→ **WHAT YOU WILL DO**:
Leave out all pictures and return, exactly as written, the lines from the line containing "Emit a web page" to the line containing "AXIS_MAX, show: false", both ends kept.

→ **DATA FOR THE TASK**:
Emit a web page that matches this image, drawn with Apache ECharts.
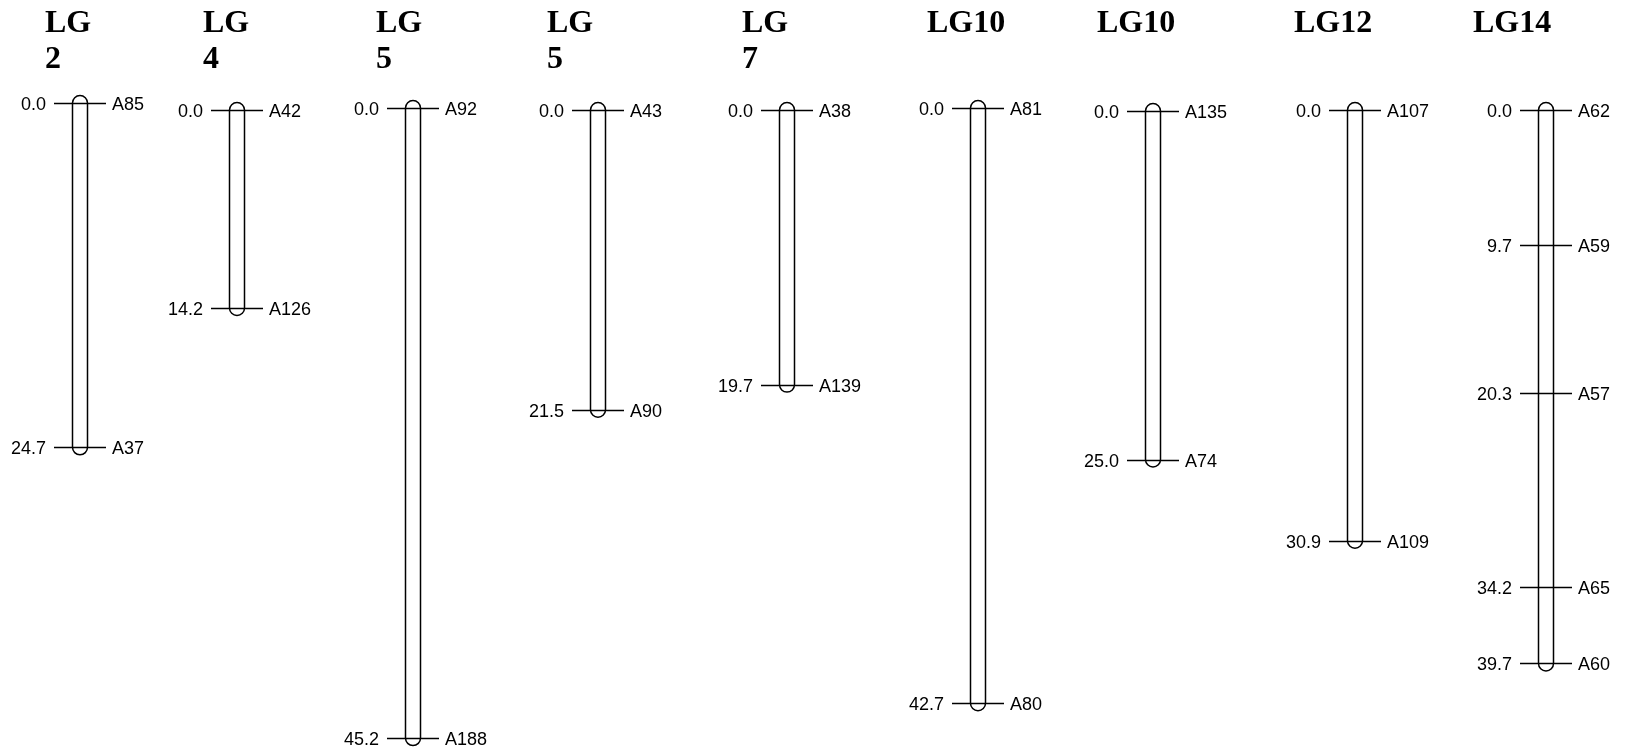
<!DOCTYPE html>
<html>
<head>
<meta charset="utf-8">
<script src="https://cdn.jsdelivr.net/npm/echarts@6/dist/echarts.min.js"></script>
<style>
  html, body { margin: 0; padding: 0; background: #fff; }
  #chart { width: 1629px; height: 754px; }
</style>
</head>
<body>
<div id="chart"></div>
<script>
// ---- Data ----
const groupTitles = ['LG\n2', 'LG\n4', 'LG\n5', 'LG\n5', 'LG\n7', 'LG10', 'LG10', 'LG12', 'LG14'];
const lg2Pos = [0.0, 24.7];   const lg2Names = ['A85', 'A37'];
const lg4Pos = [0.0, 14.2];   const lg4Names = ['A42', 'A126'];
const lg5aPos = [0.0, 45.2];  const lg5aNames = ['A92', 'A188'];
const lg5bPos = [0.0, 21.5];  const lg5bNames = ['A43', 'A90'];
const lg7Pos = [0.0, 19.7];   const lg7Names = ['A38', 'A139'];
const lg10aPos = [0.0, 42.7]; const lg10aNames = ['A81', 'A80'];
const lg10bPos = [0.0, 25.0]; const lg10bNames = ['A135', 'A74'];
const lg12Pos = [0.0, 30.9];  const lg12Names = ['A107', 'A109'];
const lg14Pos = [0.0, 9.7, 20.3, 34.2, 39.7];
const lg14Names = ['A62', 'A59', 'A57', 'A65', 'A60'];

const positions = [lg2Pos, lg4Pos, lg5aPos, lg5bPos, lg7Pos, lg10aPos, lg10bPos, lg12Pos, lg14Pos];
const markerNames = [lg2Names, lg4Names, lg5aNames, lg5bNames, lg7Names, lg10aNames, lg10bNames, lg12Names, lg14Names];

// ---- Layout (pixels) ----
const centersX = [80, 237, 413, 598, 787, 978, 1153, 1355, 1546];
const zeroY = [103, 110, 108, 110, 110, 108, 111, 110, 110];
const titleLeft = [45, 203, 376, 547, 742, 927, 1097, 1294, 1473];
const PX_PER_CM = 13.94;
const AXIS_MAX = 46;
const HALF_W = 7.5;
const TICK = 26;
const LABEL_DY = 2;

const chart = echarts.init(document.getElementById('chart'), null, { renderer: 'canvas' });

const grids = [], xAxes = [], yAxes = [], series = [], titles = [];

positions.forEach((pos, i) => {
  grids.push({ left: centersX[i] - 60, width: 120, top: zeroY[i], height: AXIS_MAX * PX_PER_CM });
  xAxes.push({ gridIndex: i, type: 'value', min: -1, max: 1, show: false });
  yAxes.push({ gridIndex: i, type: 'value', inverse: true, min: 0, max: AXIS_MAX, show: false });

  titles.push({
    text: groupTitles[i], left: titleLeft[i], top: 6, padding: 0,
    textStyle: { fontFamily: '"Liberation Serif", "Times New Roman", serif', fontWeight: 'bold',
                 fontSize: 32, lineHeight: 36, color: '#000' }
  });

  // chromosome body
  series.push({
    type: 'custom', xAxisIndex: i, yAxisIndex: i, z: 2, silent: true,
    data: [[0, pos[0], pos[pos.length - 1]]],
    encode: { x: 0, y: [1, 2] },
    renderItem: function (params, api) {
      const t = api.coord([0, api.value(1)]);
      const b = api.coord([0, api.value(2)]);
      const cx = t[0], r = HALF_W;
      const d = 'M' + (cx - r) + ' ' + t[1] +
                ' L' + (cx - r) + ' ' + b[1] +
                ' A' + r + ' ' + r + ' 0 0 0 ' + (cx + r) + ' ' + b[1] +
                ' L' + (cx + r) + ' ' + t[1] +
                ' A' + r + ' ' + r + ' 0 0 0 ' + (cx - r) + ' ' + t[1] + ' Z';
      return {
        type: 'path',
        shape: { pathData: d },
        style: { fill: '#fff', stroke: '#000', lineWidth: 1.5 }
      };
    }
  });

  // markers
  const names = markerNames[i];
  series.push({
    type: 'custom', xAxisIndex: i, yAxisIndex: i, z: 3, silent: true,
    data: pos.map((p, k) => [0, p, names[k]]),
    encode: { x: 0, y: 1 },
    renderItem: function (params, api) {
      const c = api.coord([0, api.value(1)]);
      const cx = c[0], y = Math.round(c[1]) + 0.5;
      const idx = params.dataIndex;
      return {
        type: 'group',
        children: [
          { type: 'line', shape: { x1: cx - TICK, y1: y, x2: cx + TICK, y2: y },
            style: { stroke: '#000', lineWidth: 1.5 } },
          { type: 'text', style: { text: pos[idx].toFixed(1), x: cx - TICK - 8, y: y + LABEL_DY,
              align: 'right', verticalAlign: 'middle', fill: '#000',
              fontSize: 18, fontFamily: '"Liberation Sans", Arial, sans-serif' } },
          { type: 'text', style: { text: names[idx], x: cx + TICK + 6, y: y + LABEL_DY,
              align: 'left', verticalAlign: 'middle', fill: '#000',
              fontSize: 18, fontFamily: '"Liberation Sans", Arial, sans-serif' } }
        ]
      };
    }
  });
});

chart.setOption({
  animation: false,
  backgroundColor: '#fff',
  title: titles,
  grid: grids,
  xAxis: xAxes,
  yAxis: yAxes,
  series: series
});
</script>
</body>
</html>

==

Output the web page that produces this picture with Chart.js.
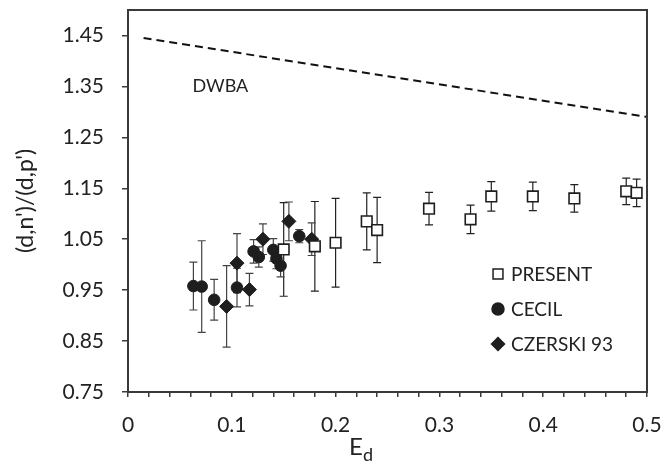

...

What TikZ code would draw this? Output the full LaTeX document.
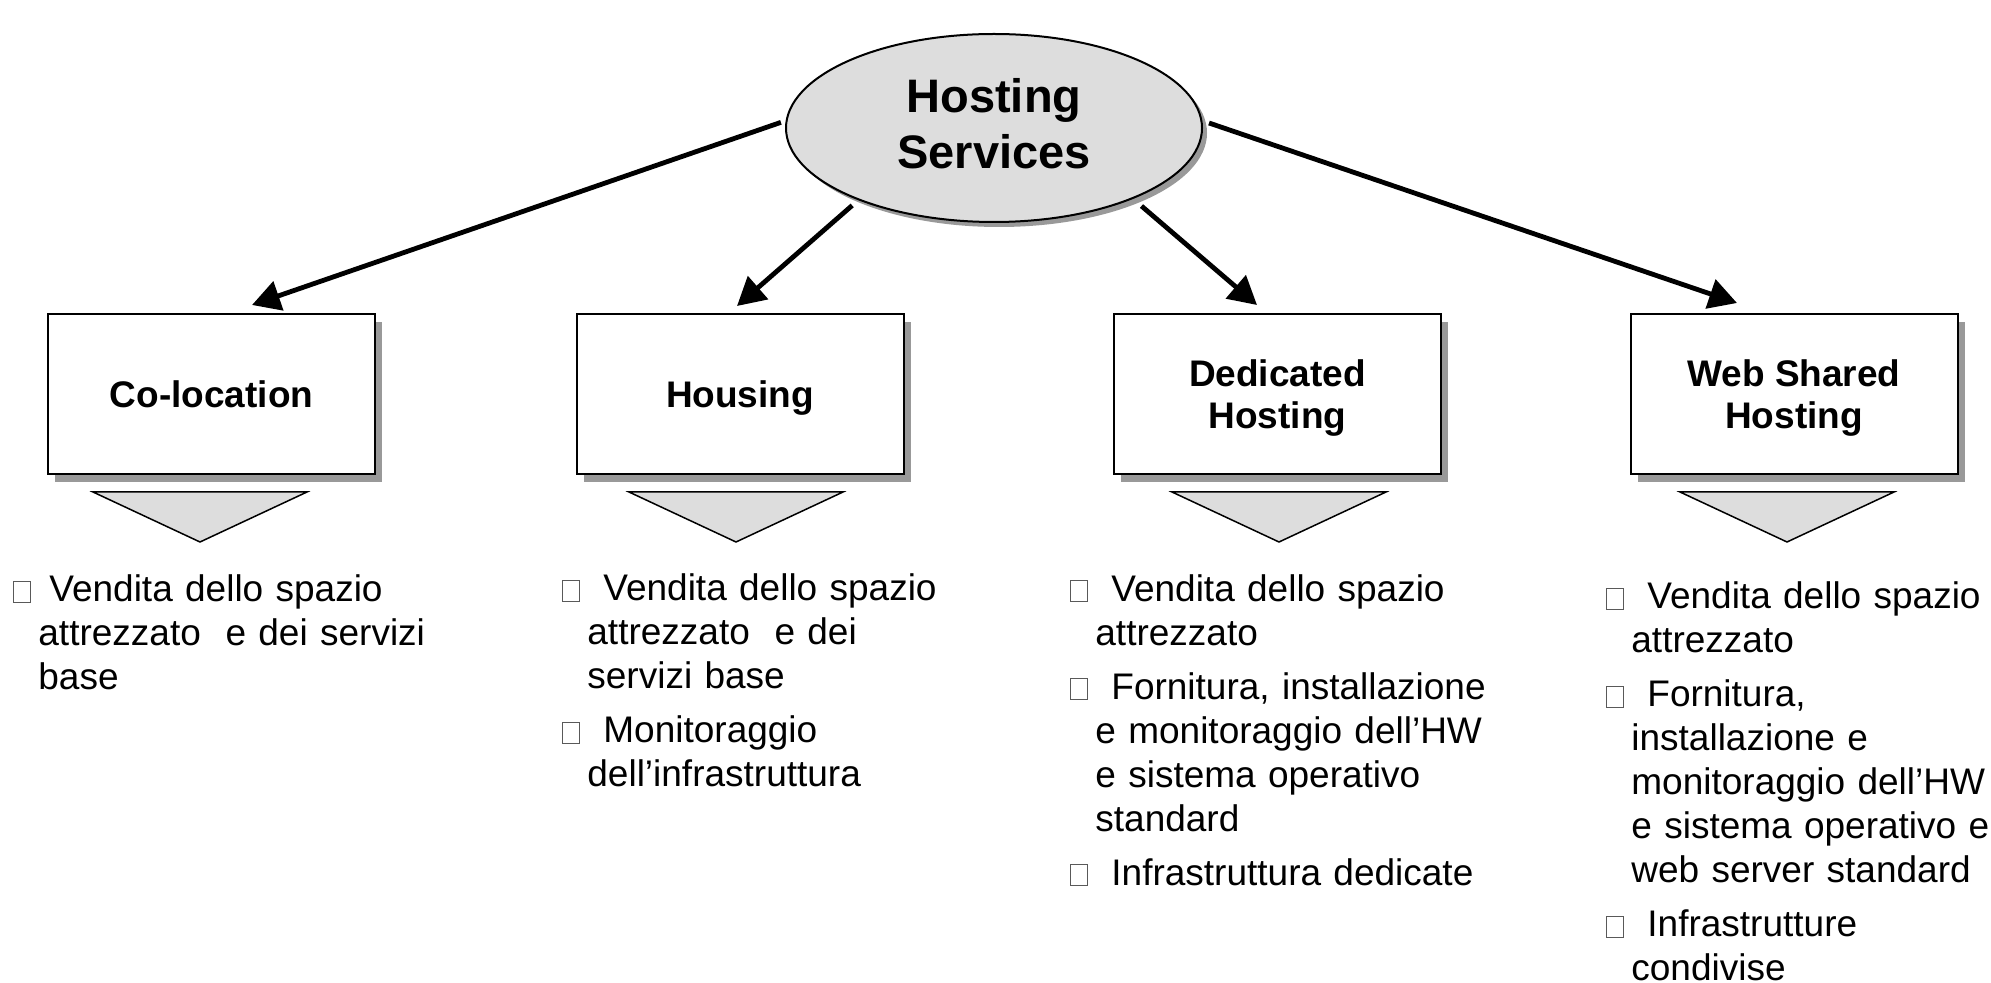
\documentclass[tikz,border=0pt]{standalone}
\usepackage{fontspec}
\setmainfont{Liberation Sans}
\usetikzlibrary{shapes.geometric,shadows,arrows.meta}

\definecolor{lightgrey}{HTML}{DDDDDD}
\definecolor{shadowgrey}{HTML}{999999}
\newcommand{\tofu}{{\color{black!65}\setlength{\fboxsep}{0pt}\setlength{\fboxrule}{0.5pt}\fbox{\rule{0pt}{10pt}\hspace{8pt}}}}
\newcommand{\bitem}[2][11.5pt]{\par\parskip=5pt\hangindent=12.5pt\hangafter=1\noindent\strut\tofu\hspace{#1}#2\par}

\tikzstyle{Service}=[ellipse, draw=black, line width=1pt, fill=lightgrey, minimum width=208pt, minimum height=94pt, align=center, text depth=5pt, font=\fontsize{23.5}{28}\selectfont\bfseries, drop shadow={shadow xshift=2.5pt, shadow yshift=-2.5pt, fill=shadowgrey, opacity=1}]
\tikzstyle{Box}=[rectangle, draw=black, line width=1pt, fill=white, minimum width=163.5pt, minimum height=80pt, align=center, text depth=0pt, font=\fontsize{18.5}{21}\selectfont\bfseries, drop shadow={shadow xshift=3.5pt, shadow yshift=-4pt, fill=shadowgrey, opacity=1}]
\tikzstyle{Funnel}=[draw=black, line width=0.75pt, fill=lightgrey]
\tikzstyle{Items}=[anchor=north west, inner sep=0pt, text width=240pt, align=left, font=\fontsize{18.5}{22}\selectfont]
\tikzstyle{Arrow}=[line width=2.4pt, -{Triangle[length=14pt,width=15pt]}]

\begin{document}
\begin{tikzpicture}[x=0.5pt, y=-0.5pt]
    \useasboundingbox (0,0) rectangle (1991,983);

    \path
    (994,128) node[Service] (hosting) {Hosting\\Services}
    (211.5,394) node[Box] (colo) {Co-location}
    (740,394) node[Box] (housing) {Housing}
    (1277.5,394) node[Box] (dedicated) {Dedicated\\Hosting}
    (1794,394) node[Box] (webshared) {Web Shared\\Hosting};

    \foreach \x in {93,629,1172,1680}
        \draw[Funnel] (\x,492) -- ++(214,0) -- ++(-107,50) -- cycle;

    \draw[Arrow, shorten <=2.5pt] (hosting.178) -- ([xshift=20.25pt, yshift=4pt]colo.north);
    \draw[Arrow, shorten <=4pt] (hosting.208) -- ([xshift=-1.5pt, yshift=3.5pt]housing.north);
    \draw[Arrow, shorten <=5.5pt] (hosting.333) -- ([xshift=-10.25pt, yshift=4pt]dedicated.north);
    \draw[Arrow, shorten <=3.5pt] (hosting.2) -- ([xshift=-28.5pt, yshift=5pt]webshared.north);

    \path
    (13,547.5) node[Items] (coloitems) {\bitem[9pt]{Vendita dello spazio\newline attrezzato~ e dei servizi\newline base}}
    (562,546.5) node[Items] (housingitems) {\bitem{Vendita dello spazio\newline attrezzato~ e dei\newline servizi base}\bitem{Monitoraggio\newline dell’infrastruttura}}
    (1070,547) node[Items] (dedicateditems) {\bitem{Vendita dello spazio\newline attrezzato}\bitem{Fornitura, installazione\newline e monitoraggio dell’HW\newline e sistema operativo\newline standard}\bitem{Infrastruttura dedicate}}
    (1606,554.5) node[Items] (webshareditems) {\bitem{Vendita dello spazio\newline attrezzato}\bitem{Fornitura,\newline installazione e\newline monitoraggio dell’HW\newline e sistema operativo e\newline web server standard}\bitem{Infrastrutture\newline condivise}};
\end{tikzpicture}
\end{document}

→ **ANSWER TO THIS PROBLEM**:
Emit a web page that matches this image, drawn with Apache ECharts.
<!DOCTYPE html>
<html>
<head>
<meta charset="utf-8">
<script src="https://cdn.jsdelivr.net/npm/echarts@6/dist/echarts.min.js"></script>
<style>
  html, body { margin: 0; padding: 0; background: #fff; }
  #chart { width: 1629px; height: 754px; }
</style>
</head>
<body>
<div id="chart"></div>
<script>
// ---- Data ----
const groupTitles = ['LG\n2', 'LG\n4', 'LG\n5', 'LG\n5', 'LG\n7', 'LG10', 'LG10', 'LG12', 'LG14'];
const lg2Pos = [0.0, 24.7];   const lg2Names = ['A85', 'A37'];
const lg4Pos = [0.0, 14.2];   const lg4Names = ['A42', 'A126'];
const lg5aPos = [0.0, 45.2];  const lg5aNames = ['A92', 'A188'];
const lg5bPos = [0.0, 21.5];  const lg5bNames = ['A43', 'A90'];
const lg7Pos = [0.0, 19.7];   const lg7Names = ['A38', 'A139'];
const lg10aPos = [0.0, 42.7]; const lg10aNames = ['A81', 'A80'];
const lg10bPos = [0.0, 25.0]; const lg10bNames = ['A135', 'A74'];
const lg12Pos = [0.0, 30.9];  const lg12Names = ['A107', 'A109'];
const lg14Pos = [0.0, 9.7, 20.3, 34.2, 39.7];
const lg14Names = ['A62', 'A59', 'A57', 'A65', 'A60'];

const positions = [lg2Pos, lg4Pos, lg5aPos, lg5bPos, lg7Pos, lg10aPos, lg10bPos, lg12Pos, lg14Pos];
const markerNames = [lg2Names, lg4Names, lg5aNames, lg5bNames, lg7Names, lg10aNames, lg10bNames, lg12Names, lg14Names];

// ---- Layout (pixels) ----
const centersX = [80, 237, 413, 598, 787, 978, 1153, 1355, 1546];
const zeroY = [103, 110, 108, 110, 110, 108, 111, 110, 110];
const titleLeft = [45, 203, 376, 547, 742, 927, 1097, 1294, 1473];
const PX_PER_CM = 13.94;
const AXIS_MAX = 46;
const HALF_W = 7.5;
const TICK = 26;
const LABEL_DY = 2;

const chart = echarts.init(document.getElementById('chart'), null, { renderer: 'canvas' });

const grids = [], xAxes = [], yAxes = [], series = [], titles = [];

positions.forEach((pos, i) => {
  grids.push({ left: centersX[i] - 60, width: 120, top: zeroY[i], height: AXIS_MAX * PX_PER_CM });
  xAxes.push({ gridIndex: i, type: 'value', min: -1, max: 1, show: false });
  yAxes.push({ gridIndex: i, type: 'value', inverse: true, min: 0, max: AXIS_MAX, show: false });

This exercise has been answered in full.